> DATASET SECTION

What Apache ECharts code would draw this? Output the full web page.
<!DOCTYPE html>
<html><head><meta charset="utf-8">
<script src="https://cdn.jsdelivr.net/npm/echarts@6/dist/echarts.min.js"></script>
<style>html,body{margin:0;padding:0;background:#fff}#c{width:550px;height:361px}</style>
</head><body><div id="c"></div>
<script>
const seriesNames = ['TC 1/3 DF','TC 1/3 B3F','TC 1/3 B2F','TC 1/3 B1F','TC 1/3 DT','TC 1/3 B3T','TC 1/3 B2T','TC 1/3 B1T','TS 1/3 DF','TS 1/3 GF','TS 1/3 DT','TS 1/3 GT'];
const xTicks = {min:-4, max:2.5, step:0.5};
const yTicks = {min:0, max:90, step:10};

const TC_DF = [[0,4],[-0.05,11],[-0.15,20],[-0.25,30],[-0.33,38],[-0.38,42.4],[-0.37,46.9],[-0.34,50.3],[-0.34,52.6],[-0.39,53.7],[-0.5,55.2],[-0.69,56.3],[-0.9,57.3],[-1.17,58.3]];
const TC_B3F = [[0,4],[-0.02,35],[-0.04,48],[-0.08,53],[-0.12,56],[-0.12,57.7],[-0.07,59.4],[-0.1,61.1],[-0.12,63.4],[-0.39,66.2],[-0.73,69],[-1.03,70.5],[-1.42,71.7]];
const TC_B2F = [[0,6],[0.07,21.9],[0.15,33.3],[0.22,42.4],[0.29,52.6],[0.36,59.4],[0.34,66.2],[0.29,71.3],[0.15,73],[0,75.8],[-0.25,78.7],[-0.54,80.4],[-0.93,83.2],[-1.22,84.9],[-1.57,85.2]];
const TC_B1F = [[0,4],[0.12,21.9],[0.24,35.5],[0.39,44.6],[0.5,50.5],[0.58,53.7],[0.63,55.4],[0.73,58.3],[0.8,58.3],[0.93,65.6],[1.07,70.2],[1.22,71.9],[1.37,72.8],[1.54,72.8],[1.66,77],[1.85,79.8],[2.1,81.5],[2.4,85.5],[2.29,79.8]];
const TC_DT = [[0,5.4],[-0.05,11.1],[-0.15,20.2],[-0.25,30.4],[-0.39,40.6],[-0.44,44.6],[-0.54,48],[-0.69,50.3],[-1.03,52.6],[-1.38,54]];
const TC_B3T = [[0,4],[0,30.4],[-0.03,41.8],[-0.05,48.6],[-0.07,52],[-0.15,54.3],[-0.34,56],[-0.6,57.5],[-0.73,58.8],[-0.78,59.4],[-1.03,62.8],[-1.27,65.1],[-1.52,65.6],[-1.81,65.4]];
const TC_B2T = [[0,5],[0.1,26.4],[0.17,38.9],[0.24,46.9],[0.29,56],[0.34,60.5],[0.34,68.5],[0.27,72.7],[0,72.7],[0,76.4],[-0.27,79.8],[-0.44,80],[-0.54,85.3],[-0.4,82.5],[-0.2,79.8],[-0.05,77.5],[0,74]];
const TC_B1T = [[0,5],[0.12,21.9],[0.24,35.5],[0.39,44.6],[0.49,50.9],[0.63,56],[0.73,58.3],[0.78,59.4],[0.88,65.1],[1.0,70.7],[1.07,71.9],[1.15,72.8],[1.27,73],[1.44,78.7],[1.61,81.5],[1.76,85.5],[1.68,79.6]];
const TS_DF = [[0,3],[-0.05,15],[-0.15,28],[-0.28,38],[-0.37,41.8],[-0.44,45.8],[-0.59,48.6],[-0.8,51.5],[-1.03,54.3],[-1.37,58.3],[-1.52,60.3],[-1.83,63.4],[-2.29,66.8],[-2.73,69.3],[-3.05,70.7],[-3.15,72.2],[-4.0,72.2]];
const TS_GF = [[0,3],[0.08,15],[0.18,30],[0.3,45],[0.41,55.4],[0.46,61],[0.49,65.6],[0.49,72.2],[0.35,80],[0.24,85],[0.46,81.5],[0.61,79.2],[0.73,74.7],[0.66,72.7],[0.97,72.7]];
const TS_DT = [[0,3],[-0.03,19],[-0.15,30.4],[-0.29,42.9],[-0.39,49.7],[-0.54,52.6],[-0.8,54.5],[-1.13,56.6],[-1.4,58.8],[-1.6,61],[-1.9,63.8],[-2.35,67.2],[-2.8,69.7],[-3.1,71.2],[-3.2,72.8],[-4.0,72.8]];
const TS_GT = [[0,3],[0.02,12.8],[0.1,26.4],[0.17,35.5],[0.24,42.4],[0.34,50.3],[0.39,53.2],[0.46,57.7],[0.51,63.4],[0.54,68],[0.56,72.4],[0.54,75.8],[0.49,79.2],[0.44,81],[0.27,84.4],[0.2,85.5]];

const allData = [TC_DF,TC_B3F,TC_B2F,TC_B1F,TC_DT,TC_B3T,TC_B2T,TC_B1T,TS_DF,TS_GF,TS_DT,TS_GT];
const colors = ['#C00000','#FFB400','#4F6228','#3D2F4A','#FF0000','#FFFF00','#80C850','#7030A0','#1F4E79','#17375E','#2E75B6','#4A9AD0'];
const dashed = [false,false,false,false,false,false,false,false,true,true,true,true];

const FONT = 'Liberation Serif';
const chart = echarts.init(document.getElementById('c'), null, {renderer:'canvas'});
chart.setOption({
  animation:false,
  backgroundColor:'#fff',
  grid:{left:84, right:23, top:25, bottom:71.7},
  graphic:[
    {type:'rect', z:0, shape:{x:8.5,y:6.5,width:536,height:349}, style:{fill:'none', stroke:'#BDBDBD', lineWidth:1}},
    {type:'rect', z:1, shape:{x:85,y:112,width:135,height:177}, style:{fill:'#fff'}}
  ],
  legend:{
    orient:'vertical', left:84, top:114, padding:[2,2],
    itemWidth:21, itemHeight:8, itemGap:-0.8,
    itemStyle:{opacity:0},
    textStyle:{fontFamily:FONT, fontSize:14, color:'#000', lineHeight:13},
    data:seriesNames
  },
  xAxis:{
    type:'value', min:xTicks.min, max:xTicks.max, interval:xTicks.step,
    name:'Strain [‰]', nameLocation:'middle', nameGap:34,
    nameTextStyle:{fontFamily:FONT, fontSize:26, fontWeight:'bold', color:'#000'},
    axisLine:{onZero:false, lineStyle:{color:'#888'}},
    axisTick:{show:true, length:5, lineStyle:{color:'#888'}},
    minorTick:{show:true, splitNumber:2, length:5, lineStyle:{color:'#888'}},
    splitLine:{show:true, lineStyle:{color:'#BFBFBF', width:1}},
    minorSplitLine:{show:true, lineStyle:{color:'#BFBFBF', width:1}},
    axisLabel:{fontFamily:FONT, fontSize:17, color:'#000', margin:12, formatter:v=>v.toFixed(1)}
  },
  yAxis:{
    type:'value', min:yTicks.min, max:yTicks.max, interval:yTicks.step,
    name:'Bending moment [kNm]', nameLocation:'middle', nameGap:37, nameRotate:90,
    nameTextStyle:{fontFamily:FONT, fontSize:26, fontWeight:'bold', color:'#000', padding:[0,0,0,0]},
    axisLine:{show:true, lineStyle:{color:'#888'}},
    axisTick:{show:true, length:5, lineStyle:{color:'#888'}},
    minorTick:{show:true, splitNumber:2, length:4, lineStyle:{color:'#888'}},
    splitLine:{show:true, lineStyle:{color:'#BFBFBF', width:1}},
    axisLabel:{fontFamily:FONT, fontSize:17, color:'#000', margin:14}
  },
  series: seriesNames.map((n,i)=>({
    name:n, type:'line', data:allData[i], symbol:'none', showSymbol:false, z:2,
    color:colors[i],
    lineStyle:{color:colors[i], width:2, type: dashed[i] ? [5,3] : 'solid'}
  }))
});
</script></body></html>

> WHAT IS REQUIRED
Write the listing out again, exactly as shown above.

> EXERCISE SOLUTION
What Apache ECharts code would draw this? Output the full web page.
<!DOCTYPE html>
<html><head><meta charset="utf-8">
<script src="https://cdn.jsdelivr.net/npm/echarts@6/dist/echarts.min.js"></script>
<style>html,body{margin:0;padding:0;background:#fff}#c{width:550px;height:361px}</style>
</head><body><div id="c"></div>
<script>
const seriesNames = ['TC 1/3 DF','TC 1/3 B3F','TC 1/3 B2F','TC 1/3 B1F','TC 1/3 DT','TC 1/3 B3T','TC 1/3 B2T','TC 1/3 B1T','TS 1/3 DF','TS 1/3 GF','TS 1/3 DT','TS 1/3 GT'];
const xTicks = {min:-4, max:2.5, step:0.5};
const yTicks = {min:0, max:90, step:10};

const TC_DF = [[0,4],[-0.05,11],[-0.15,20],[-0.25,30],[-0.33,38],[-0.38,42.4],[-0.37,46.9],[-0.34,50.3],[-0.34,52.6],[-0.39,53.7],[-0.5,55.2],[-0.69,56.3],[-0.9,57.3],[-1.17,58.3]];
const TC_B3F = [[0,4],[-0.02,35],[-0.04,48],[-0.08,53],[-0.12,56],[-0.12,57.7],[-0.07,59.4],[-0.1,61.1],[-0.12,63.4],[-0.39,66.2],[-0.73,69],[-1.03,70.5],[-1.42,71.7]];
const TC_B2F = [[0,6],[0.07,21.9],[0.15,33.3],[0.22,42.4],[0.29,52.6],[0.36,59.4],[0.34,66.2],[0.29,71.3],[0.15,73],[0,75.8],[-0.25,78.7],[-0.54,80.4],[-0.93,83.2],[-1.22,84.9],[-1.57,85.2]];
const TC_B1F = [[0,4],[0.12,21.9],[0.24,35.5],[0.39,44.6],[0.5,50.5],[0.58,53.7],[0.63,55.4],[0.73,58.3],[0.8,58.3],[0.93,65.6],[1.07,70.2],[1.22,71.9],[1.37,72.8],[1.54,72.8],[1.66,77],[1.85,79.8],[2.1,81.5],[2.4,85.5],[2.29,79.8]];
const TC_DT = [[0,5.4],[-0.05,11.1],[-0.15,20.2],[-0.25,30.4],[-0.39,40.6],[-0.44,44.6],[-0.54,48],[-0.69,50.3],[-1.03,52.6],[-1.38,54]];
const TC_B3T = [[0,4],[0,30.4],[-0.03,41.8],[-0.05,48.6],[-0.07,52],[-0.15,54.3],[-0.34,56],[-0.6,57.5],[-0.73,58.8],[-0.78,59.4],[-1.03,62.8],[-1.27,65.1],[-1.52,65.6],[-1.81,65.4]];
const TC_B2T = [[0,5],[0.1,26.4],[0.17,38.9],[0.24,46.9],[0.29,56],[0.34,60.5],[0.34,68.5],[0.27,72.7],[0,72.7],[0,76.4],[-0.27,79.8],[-0.44,80],[-0.54,85.3],[-0.4,82.5],[-0.2,79.8],[-0.05,77.5],[0,74]];
const TC_B1T = [[0,5],[0.12,21.9],[0.24,35.5],[0.39,44.6],[0.49,50.9],[0.63,56],[0.73,58.3],[0.78,59.4],[0.88,65.1],[1.0,70.7],[1.07,71.9],[1.15,72.8],[1.27,73],[1.44,78.7],[1.61,81.5],[1.76,85.5],[1.68,79.6]];
const TS_DF = [[0,3],[-0.05,15],[-0.15,28],[-0.28,38],[-0.37,41.8],[-0.44,45.8],[-0.59,48.6],[-0.8,51.5],[-1.03,54.3],[-1.37,58.3],[-1.52,60.3],[-1.83,63.4],[-2.29,66.8],[-2.73,69.3],[-3.05,70.7],[-3.15,72.2],[-4.0,72.2]];
const TS_GF = [[0,3],[0.08,15],[0.18,30],[0.3,45],[0.41,55.4],[0.46,61],[0.49,65.6],[0.49,72.2],[0.35,80],[0.24,85],[0.46,81.5],[0.61,79.2],[0.73,74.7],[0.66,72.7],[0.97,72.7]];
const TS_DT = [[0,3],[-0.03,19],[-0.15,30.4],[-0.29,42.9],[-0.39,49.7],[-0.54,52.6],[-0.8,54.5],[-1.13,56.6],[-1.4,58.8],[-1.6,61],[-1.9,63.8],[-2.35,67.2],[-2.8,69.7],[-3.1,71.2],[-3.2,72.8],[-4.0,72.8]];
const TS_GT = [[0,3],[0.02,12.8],[0.1,26.4],[0.17,35.5],[0.24,42.4],[0.34,50.3],[0.39,53.2],[0.46,57.7],[0.51,63.4],[0.54,68],[0.56,72.4],[0.54,75.8],[0.49,79.2],[0.44,81],[0.27,84.4],[0.2,85.5]];

const allData = [TC_DF,TC_B3F,TC_B2F,TC_B1F,TC_DT,TC_B3T,TC_B2T,TC_B1T,TS_DF,TS_GF,TS_DT,TS_GT];
const colors = ['#C00000','#FFB400','#4F6228','#3D2F4A','#FF0000','#FFFF00','#80C850','#7030A0','#1F4E79','#17375E','#2E75B6','#4A9AD0'];
const dashed = [false,false,false,false,false,false,false,false,true,true,true,true];

const FONT = 'Liberation Serif';
const chart = echarts.init(document.getElementById('c'), null, {renderer:'canvas'});
chart.setOption({
  animation:false,
  backgroundColor:'#fff',
  grid:{left:84, right:23, top:25, bottom:71.7},
  graphic:[
    {type:'rect', z:0, shape:{x:8.5,y:6.5,width:536,height:349}, style:{fill:'none', stroke:'#BDBDBD', lineWidth:1}},
    {type:'rect', z:1, shape:{x:85,y:112,width:135,height:177}, style:{fill:'#fff'}}
  ],
  legend:{
    orient:'vertical', left:84, top:114, padding:[2,2],
    itemWidth:21, itemHeight:8, itemGap:-0.8,
    itemStyle:{opacity:0},
    textStyle:{fontFamily:FONT, fontSize:14, color:'#000', lineHeight:13},
    data:seriesNames
  },
  xAxis:{
    type:'value', min:xTicks.min, max:xTicks.max, interval:xTicks.step,
    name:'Strain [‰]', nameLocation:'middle', nameGap:34,
    nameTextStyle:{fontFamily:FONT, fontSize:26, fontWeight:'bold', color:'#000'},
    axisLine:{onZero:false, lineStyle:{color:'#888'}},
    axisTick:{show:true, length:5, lineStyle:{color:'#888'}},
    minorTick:{show:true, splitNumber:2, length:5, lineStyle:{color:'#888'}},
    splitLine:{show:true, lineStyle:{color:'#BFBFBF', width:1}},
    minorSplitLine:{show:true, lineStyle:{color:'#BFBFBF', width:1}},
    axisLabel:{fontFamily:FONT, fontSize:17, color:'#000', margin:12, formatter:v=>v.toFixed(1)}
  },
  yAxis:{
    type:'value', min:yTicks.min, max:yTicks.max, interval:yTicks.step,
    name:'Bending moment [kNm]', nameLocation:'middle', nameGap:37, nameRotate:90,
    nameTextStyle:{fontFamily:FONT, fontSize:26, fontWeight:'bold', color:'#000', padding:[0,0,0,0]},
    axisLine:{show:true, lineStyle:{color:'#888'}},
    axisTick:{show:true, length:5, lineStyle:{color:'#888'}},
    minorTick:{show:true, splitNumber:2, length:4, lineStyle:{color:'#888'}},
    splitLine:{show:true, lineStyle:{color:'#BFBFBF', width:1}},
    axisLabel:{fontFamily:FONT, fontSize:17, color:'#000', margin:14}
  },
  series: seriesNames.map((n,i)=>({
    name:n, type:'line', data:allData[i], symbol:'none', showSymbol:false, z:2,
    color:colors[i],
    lineStyle:{color:colors[i], width:2, type: dashed[i] ? [5,3] : 'solid'}
  }))
});
</script></body></html>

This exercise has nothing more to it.